Understanding Lease Accounting Under Ind AS 116
Ind AS 116 replaces the earlier Ind AS 17, which classified leases into operating and finance leases. Under the new standard:
- Lessees must record nearly all leases on their balance sheets.
- Lease payments are broken down into depreciation (on the ROU asset) and interest (on the lease liability).
- Short-term and low-value leases may be exempted from balance sheet recognition.
For businesses, this means a shift in financial metrics, impacting EBITDA, debt ratios, and net profit calculations.
Best Practices for Lease Accounting Compliance
To ensure smooth compliance with Ind AS 116, businesses should adopt the following best practices:
1. Maintain a Centralized Lease Repository
Keeping all lease agreements in a centralized digital system enables businesses to track lease terms, renewal options, and financial obligations efficiently. This ensures that lease data is readily available for audits and financial reporting.
2. Implement Automated Lease Accounting Software
Given the complexity of lease calculations, businesses should use specialized lease accounting software to:
- Calculate lease liabilities and ROU assets.
- Track lease modifications and terminations.
- Generate compliance-ready financial reports.
3. Regularly Review Lease Agreements
Periodic reviews of lease contracts help identify:
- Potential cost-saving opportunities through renegotiation.
- Expired or unnecessary leases that can be terminated.
- Changes in lease terms that impact financial reporting.

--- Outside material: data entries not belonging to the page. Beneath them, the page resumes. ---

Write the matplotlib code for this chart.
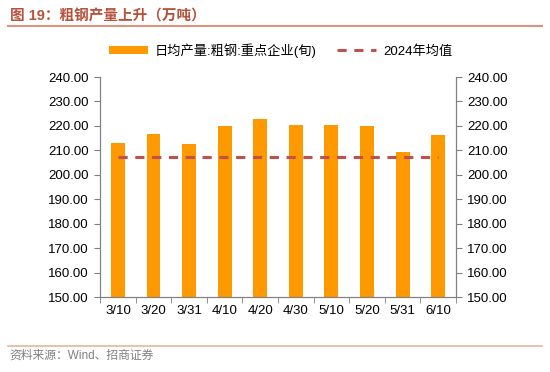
import matplotlib.pyplot as plt
import numpy as np

plt.rcParams['font.family'] = ['Liberation Sans', 'Noto Sans CJK SC', 'DejaVu Sans']

dates = ["3/10", "3/20", "3/31", "4/10", "4/20", "4/30", "5/10", "5/20", "5/31", "6/10"]
output = [213.2, 216.5, 212.7, 219.8, 222.9, 220.2, 220.5, 220.0, 209.3, 216.1]
avg_2024 = 207.1

fig = plt.figure(figsize=(5.5, 3.72), dpi=100)
ax = fig.add_axes([0.182, 0.2016, 0.647, 0.5914])
x = np.arange(len(dates))

bars = ax.bar(x, output, width=0.39, color="#FF9900", label="日均产量:粗钢:重点企业(旬)", zorder=2)
line, = ax.plot(x, [avg_2024] * len(x), color="#C0504D", linestyle=(0, (3, 2.5)), linewidth=2.2,
                label="2024年均值", zorder=3)

ax.set_xlim(-0.5, len(x) - 0.5)
ax.set_ylim(150, 240)
ax.set_yticks(np.arange(150, 241, 10))
ax.set_yticklabels([f"{v:.2f}" for v in range(150, 241, 10)], fontsize=9.5)
ax.set_xticks(x)
ax.set_xticklabels(dates, fontsize=9.5)
ax.set_xticks(np.arange(-0.5, len(x), 1), minor=True)
ax.tick_params(axis="x", which="major", length=0, pad=6)
ax.tick_params(axis="x", which="minor", length=4, color="#808080")
ax.tick_params(axis="y", length=4, color="#808080", pad=4)

ax2 = ax.twinx()
ax2.set_ylim(150, 240)
ax2.set_yticks(np.arange(150, 241, 10))
ax2.set_yticklabels([f"{v:.2f}" for v in range(150, 241, 10)], fontsize=9.5)
ax2.tick_params(axis="y", length=4, color="#808080", pad=4)

for a in (ax, ax2):
    a.spines["top"].set_visible(False)
    for s in ("left", "right", "bottom"):
        a.spines[s].set_color("#808080")

fig.legend([bars, line], ["日均产量:粗钢:重点企业(旬)", "2024年均值"],
           loc="center", bbox_to_anchor=(0.51, 0.865), ncol=2, frameon=False,
           fontsize=9.5, handlelength=3, handleheight=0.5, handletextpad=0.5,
           columnspacing=1.5)

fig.text(0.018, 0.955, "图 19：粗钢产量上升（万吨）", fontsize=10.5, color="#B5523B",
         fontweight="bold", va="center")
fig.add_artist(plt.Line2D([0.015, 0.985], [0.93, 0.93], color="#D9957E", linewidth=1.5))
fig.add_artist(plt.Line2D([0.015, 0.985], [0.07, 0.07], color="#E8B4A0", linewidth=1.2))
fig.text(0.018, 0.045, "资料来源：Wind、招商证券", fontsize=8.5, color="#808080", va="center")

fig.savefig("out.png", dpi=100)
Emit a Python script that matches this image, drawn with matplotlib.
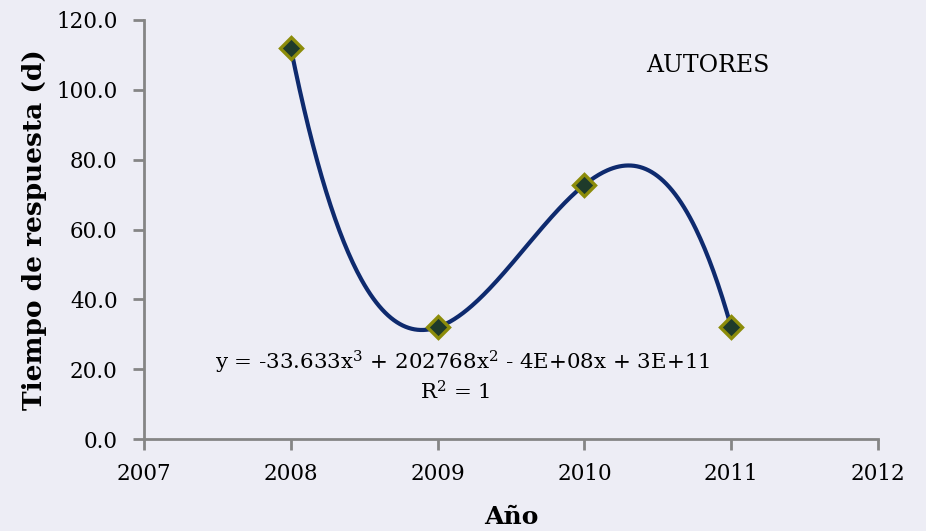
import numpy as np
import matplotlib
matplotlib.use("Agg")
import matplotlib.pyplot as plt

years = [2008, 2009, 2010, 2011]
tiempo = [112.0, 32.0, 72.8, 32.0]
x_ticks = [2007, 2008, 2009, 2010, 2011, 2012]
y_ticks = [0, 20, 40, 60, 80, 100, 120]
equation = "y = -33.633x$^3$ + 202768x$^2$ - 4E+08x + 3E+11"
r2_text = "R$^2$ = 1"

bg = "#EDEDF5"
plt.rcParams['font.family'] = ['DejaVu Serif']
plt.rcParams['mathtext.fontset'] = 'dejavuserif'

fig = plt.figure(figsize=(9.26, 5.31), dpi=100, facecolor=bg)
ax = fig.add_axes([144/926, 1-439/531, (878-144)/926, (439-20)/531])
ax.set_facecolor(bg)

# cubic trendline through the points (drawn over the data range)
coef = np.polyfit(np.array(years) - 2008, tiempo, 3)
xs = np.linspace(2008, 2011, 300)
ys = np.polyval(coef, xs - 2008)
ax.plot(xs, ys, color="#0E2A6E", lw=3, zorder=2)
ax.plot(years, tiempo, linestyle="none", marker="D", markersize=11.5,
        markerfacecolor="#1F3B2B", markeredgecolor="#8C8C0A", markeredgewidth=2.4, zorder=3)

ax.set_xlim(2007, 2012)
ax.set_ylim(0, 120)
ax.set_xticks(x_ticks)
ax.set_yticks(y_ticks)
ax.set_yticklabels([f"{v:.1f}" for v in y_ticks])
for s in ["top", "right"]:
    ax.spines[s].set_visible(False)
for s in ["left", "bottom"]:
    ax.spines[s].set_color("#858585")
    ax.spines[s].set_linewidth(2)
ax.tick_params(axis="both", direction="out", length=8, width=2, color="#858585",
               labelsize=15.5, labelcolor="black")
ax.tick_params(axis="x", pad=9)
ax.tick_params(axis="y", pad=11)

ax.set_xlabel("Año", fontsize=18, fontweight="bold", labelpad=15)
ax.set_ylabel("Tiempo de respuesta (d)", fontsize=19, fontweight="bold", labelpad=7)

ax.text(2009.17, 22, equation, fontsize=15.4, ha="center", va="center")
ax.text(2009.12, 13.5, r2_text, fontsize=15.4, ha="center", va="center")
ax.text(2010.84, 107, "AUTORES", fontsize=17, ha="center", va="center")

fig.savefig("out.png", dpi=100, facecolor=bg)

4. Train Finance and Accounting Teams
Finance professionals must stay updated on Ind AS 116 requirements. Regular training programs can:
- Improve understanding of lease accounting principles.
- Reduce errors in financial reporting.
- Enhance coordination between finance, procurement, and legal teams.
5. Monitor Financial Ratios and Business Impact
Since Ind AS 116 affects financial ratios, businesses should monitor:
- Debt-to-equity ratios due to increased lease liabilities.
- EBITDA, which rises since lease expenses shift to depreciation and interest.
- Cash flow impact from lease payments.
By tracking these changes, companies can make informed strategic decisions regarding lease financing versus asset purchases.
Challenges and Solutions in Lease Accounting
1. Data Accuracy and Record-Keeping
Challenge: Inaccurate lease data can lead to financial misstatements. Solution: Use automated systems and periodic reconciliations to ensure data accuracy.
2. Compliance with Evolving Regulations
Challenge: Regulatory changes may require businesses to update their accounting methods. Solution: Stay informed about amendments to Ind AS 116 and conduct annual compliance reviews.
3. Lease Modifications and Terminations
Challenge: Changes in lease terms require adjustments in accounting records. Solution: Maintain a structured process to update lease calculations and financial statements whenever lease terms change.
Conclusion
Adopting best practices in lease accounting enables Indian businesses to enhance compliance, improve financial reporting accuracy, and optimize lease management. By implementing centralized lease tracking, using automated software, and staying updated on regulatory changes, companies can effectively navigate the complexities of Ind AS 116. Proactive financial management in lease accounting not only ensures compliance but also supports better strategic decision-making and long-term financial stability.